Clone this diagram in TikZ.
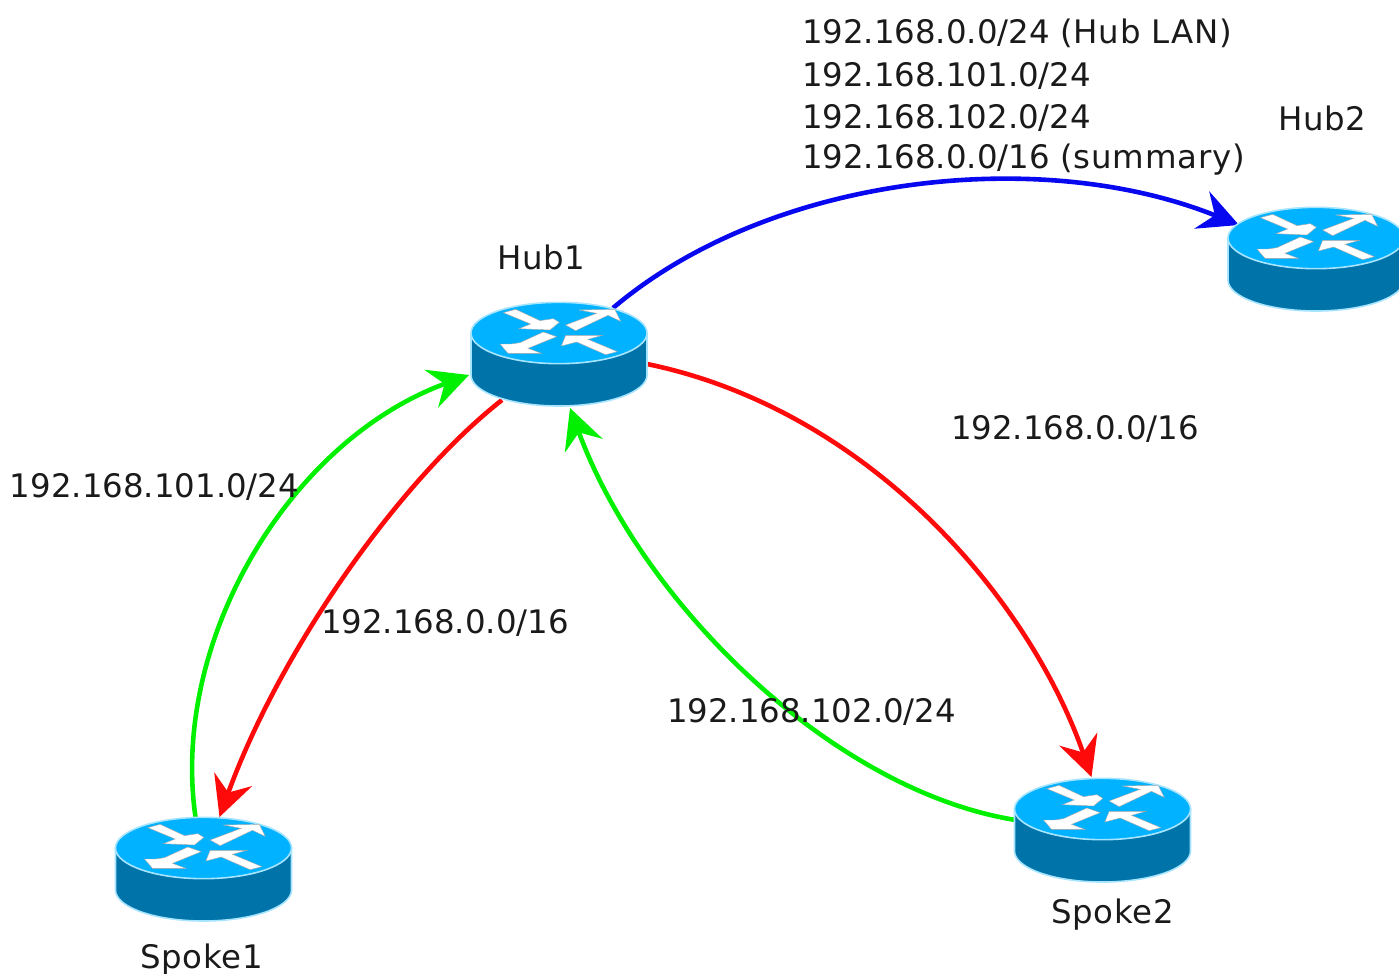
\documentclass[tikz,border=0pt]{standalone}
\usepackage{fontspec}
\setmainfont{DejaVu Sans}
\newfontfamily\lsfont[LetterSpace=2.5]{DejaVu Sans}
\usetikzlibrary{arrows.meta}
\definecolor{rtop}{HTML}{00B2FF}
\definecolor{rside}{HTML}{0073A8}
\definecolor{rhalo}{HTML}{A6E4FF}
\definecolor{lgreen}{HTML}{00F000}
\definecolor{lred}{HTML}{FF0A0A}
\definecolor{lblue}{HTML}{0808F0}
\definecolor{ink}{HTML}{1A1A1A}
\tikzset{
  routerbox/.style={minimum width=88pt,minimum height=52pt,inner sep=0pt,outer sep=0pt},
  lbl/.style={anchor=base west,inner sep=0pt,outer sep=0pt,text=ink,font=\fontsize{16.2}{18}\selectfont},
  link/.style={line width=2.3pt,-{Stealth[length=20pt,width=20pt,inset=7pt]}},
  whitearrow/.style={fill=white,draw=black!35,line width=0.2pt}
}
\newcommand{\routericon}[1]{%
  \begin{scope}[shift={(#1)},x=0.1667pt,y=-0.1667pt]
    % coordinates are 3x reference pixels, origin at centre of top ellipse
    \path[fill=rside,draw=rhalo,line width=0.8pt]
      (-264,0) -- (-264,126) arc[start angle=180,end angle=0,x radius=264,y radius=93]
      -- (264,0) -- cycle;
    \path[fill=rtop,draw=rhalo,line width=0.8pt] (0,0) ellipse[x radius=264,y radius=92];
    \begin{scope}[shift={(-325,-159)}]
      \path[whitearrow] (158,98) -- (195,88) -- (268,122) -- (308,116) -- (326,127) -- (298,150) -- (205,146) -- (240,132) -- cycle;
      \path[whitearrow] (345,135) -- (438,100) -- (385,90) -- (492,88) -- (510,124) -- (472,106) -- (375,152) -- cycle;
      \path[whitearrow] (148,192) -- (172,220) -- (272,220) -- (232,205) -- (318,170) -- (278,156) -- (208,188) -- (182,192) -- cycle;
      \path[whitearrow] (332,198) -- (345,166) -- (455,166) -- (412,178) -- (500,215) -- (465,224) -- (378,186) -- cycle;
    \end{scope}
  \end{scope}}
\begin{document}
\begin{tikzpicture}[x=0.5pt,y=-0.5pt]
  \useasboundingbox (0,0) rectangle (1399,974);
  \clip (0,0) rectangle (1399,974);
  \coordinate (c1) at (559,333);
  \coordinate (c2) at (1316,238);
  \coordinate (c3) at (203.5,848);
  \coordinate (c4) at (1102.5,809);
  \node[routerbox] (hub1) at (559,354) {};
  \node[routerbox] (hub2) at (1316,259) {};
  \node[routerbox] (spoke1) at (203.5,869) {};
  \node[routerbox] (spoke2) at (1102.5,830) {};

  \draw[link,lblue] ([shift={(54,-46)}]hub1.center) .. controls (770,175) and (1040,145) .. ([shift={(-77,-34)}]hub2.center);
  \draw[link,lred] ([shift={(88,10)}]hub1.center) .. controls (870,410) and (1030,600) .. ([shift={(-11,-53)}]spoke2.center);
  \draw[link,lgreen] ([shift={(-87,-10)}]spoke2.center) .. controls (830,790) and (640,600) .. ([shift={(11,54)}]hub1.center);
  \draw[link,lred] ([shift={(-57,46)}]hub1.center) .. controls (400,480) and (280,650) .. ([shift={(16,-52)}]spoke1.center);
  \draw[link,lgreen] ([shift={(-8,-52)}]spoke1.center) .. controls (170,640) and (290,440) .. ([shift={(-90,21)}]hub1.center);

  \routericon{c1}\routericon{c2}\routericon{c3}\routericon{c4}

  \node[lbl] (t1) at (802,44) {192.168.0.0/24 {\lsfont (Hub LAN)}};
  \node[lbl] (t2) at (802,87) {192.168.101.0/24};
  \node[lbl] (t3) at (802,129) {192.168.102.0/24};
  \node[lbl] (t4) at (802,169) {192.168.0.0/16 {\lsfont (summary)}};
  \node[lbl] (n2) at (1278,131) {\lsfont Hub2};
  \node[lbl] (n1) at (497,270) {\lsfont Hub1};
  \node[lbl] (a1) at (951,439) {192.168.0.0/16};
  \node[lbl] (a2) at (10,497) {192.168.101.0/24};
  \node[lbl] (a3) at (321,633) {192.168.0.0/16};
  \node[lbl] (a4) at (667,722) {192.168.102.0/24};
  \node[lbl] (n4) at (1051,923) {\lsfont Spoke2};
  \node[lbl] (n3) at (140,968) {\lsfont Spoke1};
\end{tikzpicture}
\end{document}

WRITTEN EXERCISE
Transcribe all the data word for word; the images stay out.

COMPLETE RESPONSE
Clone this diagram in TikZ.
\documentclass[tikz,border=0pt]{standalone}
\usepackage{fontspec}
\setmainfont{DejaVu Sans}
\newfontfamily\lsfont[LetterSpace=2.5]{DejaVu Sans}
\usetikzlibrary{arrows.meta}
\definecolor{rtop}{HTML}{00B2FF}
\definecolor{rside}{HTML}{0073A8}
\definecolor{rhalo}{HTML}{A6E4FF}
\definecolor{lgreen}{HTML}{00F000}
\definecolor{lred}{HTML}{FF0A0A}
\definecolor{lblue}{HTML}{0808F0}
\definecolor{ink}{HTML}{1A1A1A}
\tikzset{
  routerbox/.style={minimum width=88pt,minimum height=52pt,inner sep=0pt,outer sep=0pt},
  lbl/.style={anchor=base west,inner sep=0pt,outer sep=0pt,text=ink,font=\fontsize{16.2}{18}\selectfont},
  link/.style={line width=2.3pt,-{Stealth[length=20pt,width=20pt,inset=7pt]}},
  whitearrow/.style={fill=white,draw=black!35,line width=0.2pt}
}
\newcommand{\routericon}[1]{%
  \begin{scope}[shift={(#1)},x=0.1667pt,y=-0.1667pt]
    % coordinates are 3x reference pixels, origin at centre of top ellipse
    \path[fill=rside,draw=rhalo,line width=0.8pt]
      (-264,0) -- (-264,126) arc[start angle=180,end angle=0,x radius=264,y radius=93]
      -- (264,0) -- cycle;
    \path[fill=rtop,draw=rhalo,line width=0.8pt] (0,0) ellipse[x radius=264,y radius=92];
    \begin{scope}[shift={(-325,-159)}]
      \path[whitearrow] (158,98) -- (195,88) -- (268,122) -- (308,116) -- (326,127) -- (298,150) -- (205,146) -- (240,132) -- cycle;
      \path[whitearrow] (345,135) -- (438,100) -- (385,90) -- (492,88) -- (510,124) -- (472,106) -- (375,152) -- cycle;
      \path[whitearrow] (148,192) -- (172,220) -- (272,220) -- (232,205) -- (318,170) -- (278,156) -- (208,188) -- (182,192) -- cycle;
      \path[whitearrow] (332,198) -- (345,166) -- (455,166) -- (412,178) -- (500,215) -- (465,224) -- (378,186) -- cycle;
    \end{scope}
  \end{scope}}
\begin{document}
\begin{tikzpicture}[x=0.5pt,y=-0.5pt]
  \useasboundingbox (0,0) rectangle (1399,974);
  \clip (0,0) rectangle (1399,974);
  \coordinate (c1) at (559,333);
  \coordinate (c2) at (1316,238);
  \coordinate (c3) at (203.5,848);
  \coordinate (c4) at (1102.5,809);
  \node[routerbox] (hub1) at (559,354) {};
  \node[routerbox] (hub2) at (1316,259) {};
  \node[routerbox] (spoke1) at (203.5,869) {};
  \node[routerbox] (spoke2) at (1102.5,830) {};

  \draw[link,lblue] ([shift={(54,-46)}]hub1.center) .. controls (770,175) and (1040,145) .. ([shift={(-77,-34)}]hub2.center);
  \draw[link,lred] ([shift={(88,10)}]hub1.center) .. controls (870,410) and (1030,600) .. ([shift={(-11,-53)}]spoke2.center);
  \draw[link,lgreen] ([shift={(-87,-10)}]spoke2.center) .. controls (830,790) and (640,600) .. ([shift={(11,54)}]hub1.center);
  \draw[link,lred] ([shift={(-57,46)}]hub1.center) .. controls (400,480) and (280,650) .. ([shift={(16,-52)}]spoke1.center);
  \draw[link,lgreen] ([shift={(-8,-52)}]spoke1.center) .. controls (170,640) and (290,440) .. ([shift={(-90,21)}]hub1.center);

  \routericon{c1}\routericon{c2}\routericon{c3}\routericon{c4}

  \node[lbl] (t1) at (802,44) {192.168.0.0/24 {\lsfont (Hub LAN)}};
  \node[lbl] (t2) at (802,87) {192.168.101.0/24};
  \node[lbl] (t3) at (802,129) {192.168.102.0/24};
  \node[lbl] (t4) at (802,169) {192.168.0.0/16 {\lsfont (summary)}};
  \node[lbl] (n2) at (1278,131) {\lsfont Hub2};
  \node[lbl] (n1) at (497,270) {\lsfont Hub1};
  \node[lbl] (a1) at (951,439) {192.168.0.0/16};
  \node[lbl] (a2) at (10,497) {192.168.101.0/24};
  \node[lbl] (a3) at (321,633) {192.168.0.0/16};
  \node[lbl] (a4) at (667,722) {192.168.102.0/24};
  \node[lbl] (n4) at (1051,923) {\lsfont Spoke2};
  \node[lbl] (n3) at (140,968) {\lsfont Spoke1};
\end{tikzpicture}
\end{document}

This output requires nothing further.